Cameroon is of course not the only country name that relates to food. Turkey, as in the bird, is named as such because Europe got their first turkeys from Turkish traders. The Turkish, however, got their turkeys from India, so in the Turkish language, turkeys are ‘hindi’ or literally translated as “Indian”. In French, turkey (the bird) is called ‘dinde’ which is a contraction of ‘poulet d’inde’ or literally ‘chicken from India’. In fact in many other languages (including Hebrew, Polish, Dutch, Danish, Estonian, Swedish, Indonesian), turkeys are actually associated with the country India, not Turkey.
‘Pavo‘ is the Spanish name for turkey, which is a bit of an outlier. ‘Pavo’ means ‘peacock’ and comes from Latin. Many other languages use a word like ‘pavo’ to mean peacock, but Spanish is the only one I found that groups turkeys and peacocks together like this (‘pavo real’ or ‘royal peacock’ being the name used to distinguish peacocks from turkeys).

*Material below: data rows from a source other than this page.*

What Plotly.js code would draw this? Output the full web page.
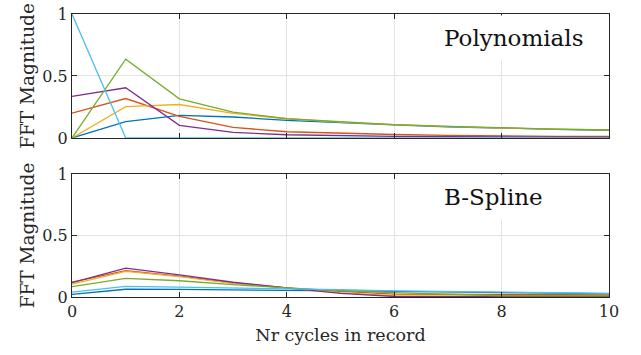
<!DOCTYPE html>
<html><head><meta charset="utf-8">
<script src="https://cdn.plot.ly/plotly-3.0.1.min.js"></script>
<style>html,body{margin:0;padding:0;background:#fff}#plot{width:641px;height:355px}</style>
</head><body><div id="plot"></div>
<script>
const cycles = [0,1,2,3,4,5,6,7,8,9,10];
const seriesColors = ['#0072BD','#D95319','#EDB120','#7E2F8E','#77AC30','#4DBEEE'];

// Polynomials (top panel)
const polyBlue   = [0, 0.131, 0.182, 0.169, 0.142, 0.122, 0.105, 0.090, 0.078, 0.070, 0.062];
const polyOrange = [0.200, 0.318, 0.174, 0.085, 0.050, 0.036, 0.028, 0.020, 0.015, 0.013, 0.012];
const polyYellow = [0, 0.252, 0.270, 0.198, 0.155, 0.128, 0.108, 0.093, 0.080, 0.072, 0.065];
const polyPurple = [0.335, 0.405, 0.102, 0.045, 0.026, 0.018, 0.013, 0.010, 0.007, 0.006, 0.005];
const polyGreen  = [0, 0.635, 0.316, 0.209, 0.155, 0.128, 0.107, 0.093, 0.080, 0.072, 0.064];
const polyLight  = [1, 0, 0, 0, 0, 0, 0, 0, 0, 0, 0];

// B-Spline (bottom panel)
const bsBlue   = [0.022, 0.063, 0.062, 0.060, 0.057, 0.050, 0.045, 0.040, 0.035, 0.030, 0.027];
const bsOrange = [0.120, 0.215, 0.170, 0.115, 0.075, 0.045, 0.024, 0.023, 0.022, 0.020, 0.018];
const bsYellow = [0.105, 0.208, 0.165, 0.110, 0.072, 0.035, 0.010, 0.008, 0.008, 0.008, 0.008];
const bsPurple = [0.117, 0.234, 0.180, 0.120, 0.074, 0.030, 0.004, 0.003, 0.002, 0.002, 0.002];
const bsGreen  = [0.084, 0.152, 0.132, 0.100, 0.075, 0.050, 0.035, 0.020, 0.010, 0.010, 0.010];
const bsLight  = [0.040, 0.087, 0.080, 0.075, 0.068, 0.060, 0.050, 0.045, 0.038, 0.034, 0.030];

const xTicks = [0,2,4,6,8,10];
const yTicks = [0,0.5,1];
const yTickText = ['0','0.5','1'];
const panelLabels = ['Polynomials','B-Spline'];
const xTitle = 'Nr cycles in record';
const yTitle = 'FFT Magnitude';

const polySets = [polyBlue, polyOrange, polyYellow, polyPurple, polyGreen, polyLight];
const bsSets = [bsBlue, bsOrange, bsYellow, bsPurple, bsGreen, bsLight];

const traces = [];
polySets.forEach((ys,i)=>traces.push({x:cycles,y:ys,type:'scatter',mode:'lines',xaxis:'x',yaxis:'y',
  line:{color:seriesColors[i],width:1.3},showlegend:false,hoverinfo:'skip'}));
bsSets.forEach((ys,i)=>traces.push({x:cycles,y:ys,type:'scatter',mode:'lines',xaxis:'x2',yaxis:'y2',
  line:{color:seriesColors[i],width:1.3},showlegend:false,hoverinfo:'skip'}));

const fam = 'DejaVu Serif';
const sz = 16;
const font = {family:fam, size:sz, color:'#262626'};
const axBase = {showline:true, linecolor:'#262626', linewidth:1, mirror:'ticks', ticks:'inside',
  ticklen:5, tickcolor:'#262626', showgrid:true, gridcolor:'#e3e3e3', gridwidth:1, zeroline:false,
  tickfont:{family:fam, size:sz, color:'#262626'}};
const yTitleFont = {family:fam, size:18.5, color:'#262626'};

const layout = {
  width:641, height:355, margin:{l:72,r:32,t:14,b:58},
  paper_bgcolor:'#fff', plot_bgcolor:'#fff', font:font, showlegend:false,
  xaxis: Object.assign({}, axBase, {domain:[0,1], anchor:'y', range:[0,10], tickvals:xTicks, showticklabels:false}),
  yaxis: Object.assign({}, axBase, {domain:[0.562,1], anchor:'x', range:[0,1], tickvals:yTicks, ticktext:yTickText,
    title:{text:yTitle, standoff:2, font:yTitleFont}}),
  xaxis2: Object.assign({}, axBase, {domain:[0,1], anchor:'y2', range:[0,10], tickvals:xTicks,
    title:{text:xTitle, standoff:8, font:{family:fam, size:17.5, color:'#262626'}}}),
  yaxis2: Object.assign({}, axBase, {domain:[0,0.4346], anchor:'x2', range:[0,1], tickvals:yTicks, ticktext:yTickText,
    title:{text:yTitle, standoff:2, font:yTitleFont}}),
  annotations:[
    {text:panelLabels[0], xref:'x', yref:'y', x:6.75, y:0.81, xanchor:'left', yanchor:'middle', showarrow:false,
     font:{size:23, family:fam, color:'#111'}, bgcolor:'#fff', borderpad:9},
    {text:panelLabels[1], xref:'x2', yref:'y2', x:6.75, y:0.81, xanchor:'left', yanchor:'middle', showarrow:false,
     font:{size:23, family:fam, color:'#111'}, bgcolor:'#fff', borderpad:9}
  ]
};
Plotly.newPlot('plot', traces, layout, {staticPlot:true, displayModeBar:false});
</script></body></html>
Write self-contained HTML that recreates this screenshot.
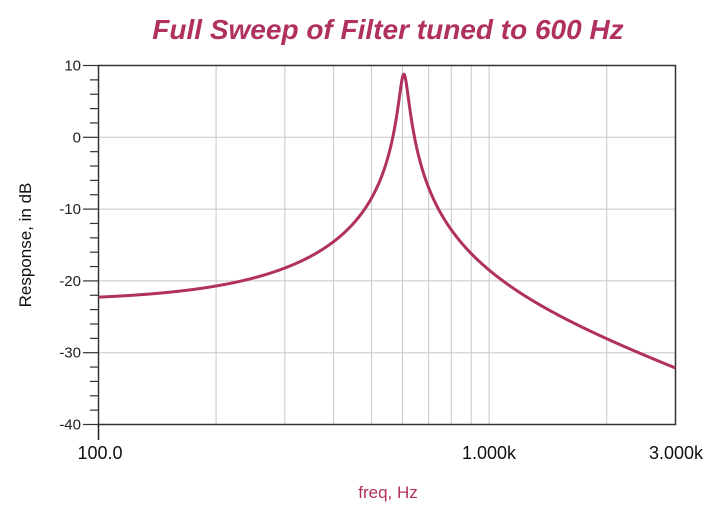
<!DOCTYPE html>
<html><head><meta charset="utf-8"><style>
html,body{margin:0;padding:0;background:#fff;width:716px;height:516px;overflow:hidden}
</style></head><body>
<svg width="716" height="516" xmlns="http://www.w3.org/2000/svg" font-family="Liberation Sans, sans-serif">
<text x="388" y="39" text-anchor="middle" font-size="28" font-weight="bold" font-style="italic" fill="#b0305f">Full Sweep of Filter tuned to 600 Hz</text>
<g id="grid" stroke="#c8c8c8" stroke-width="1"></g>
<g id="ticks" stroke="#333" stroke-width="1.2"></g>
<rect x="98.5" y="65.5" width="577" height="359" fill="none" stroke="#333" stroke-width="1.5"/>
<line x1="98.5" y1="424.5" x2="98.5" y2="440" stroke="#222" stroke-width="1.5"/>
<g id="ylab" font-size="15" fill="#222" text-anchor="end"></g>
<text x="100" y="459" text-anchor="middle" font-size="18" fill="#111">100.0</text>
<text x="489" y="459" text-anchor="middle" font-size="18" fill="#111">1.000k</text>
<text x="676" y="459" text-anchor="middle" font-size="18" fill="#111">3.000k</text>
<text x="388" y="498" text-anchor="middle" font-size="17" fill="#b0305f">freq, Hz</text>
<text transform="translate(31,245) rotate(-90)" text-anchor="middle" font-size="17" fill="#111">Response, in dB</text>
<path id="curve" fill="none" stroke="#b0305f" stroke-width="3" stroke-linejoin="round"/>
</svg>
<script>
var L=98.5,R=675.5,T=65.5,B=424.5;
function X(f){return L+(R-L)*Math.log10(f/100)/Math.log10(30);}
function Y(d){return T+(10-d)*(B-T)/50;}
var ns="http://www.w3.org/2000/svg";
function el(p,t,a){var e=document.createElementNS(ns,t);for(var k in a)e.setAttribute(k,a[k]);p.appendChild(e);return e;}
var g=document.getElementById('grid');
[200,300,400,500,600,700,800,900,1000,2000].forEach(function(f){var x=X(f);el(g,'line',{x1:x,y1:T,x2:x,y2:B});});
for(var d=0;d>-40;d-=10){var y=Y(d);el(g,'line',{x1:L,y1:y,x2:R,y2:y});}
var tk=document.getElementById('ticks'),yl=document.getElementById('ylab');
for(var d=10;d>=-40;d-=2){var y=Y(d);var maj=(d%10===0);el(tk,'line',{x1:maj?83:90,y1:y,x2:L,y2:y});
 if(maj){var t=el(yl,'text',{x:81,y:y+5});t.textContent=d;}}
var K=Math.pow(10,-22.8/20),b=0.62,Q=20,f0=605,pts=[];
for(var i=0;i<=1200;i++){var f=100*Math.pow(30,i/1200),x=f/f0;
 var nr=1,ni=x/b,dr=1-x*x,di=x/Q;
 var m=K*Math.sqrt(nr*nr+ni*ni)/Math.sqrt(dr*dr+di*di);
 pts.push(X(f).toFixed(2)+','+Y(20*Math.log10(m)).toFixed(2));}
document.getElementById('curve').setAttribute('d','M'+pts.join('L'));
</script>
</body></html>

My favorite name for the bird, however, is in Japanese and Korean, ‘shichimencho‘ and ‘chilmyeonjo‘, respectively, which mean ‘seven-faced bird’. This comes from the ability of the turkey to change its face depending on its mood. I like this concept for the novelty, but it doesn’t make me want a ‘seven-faced bird and Swiss cheese sandwich’.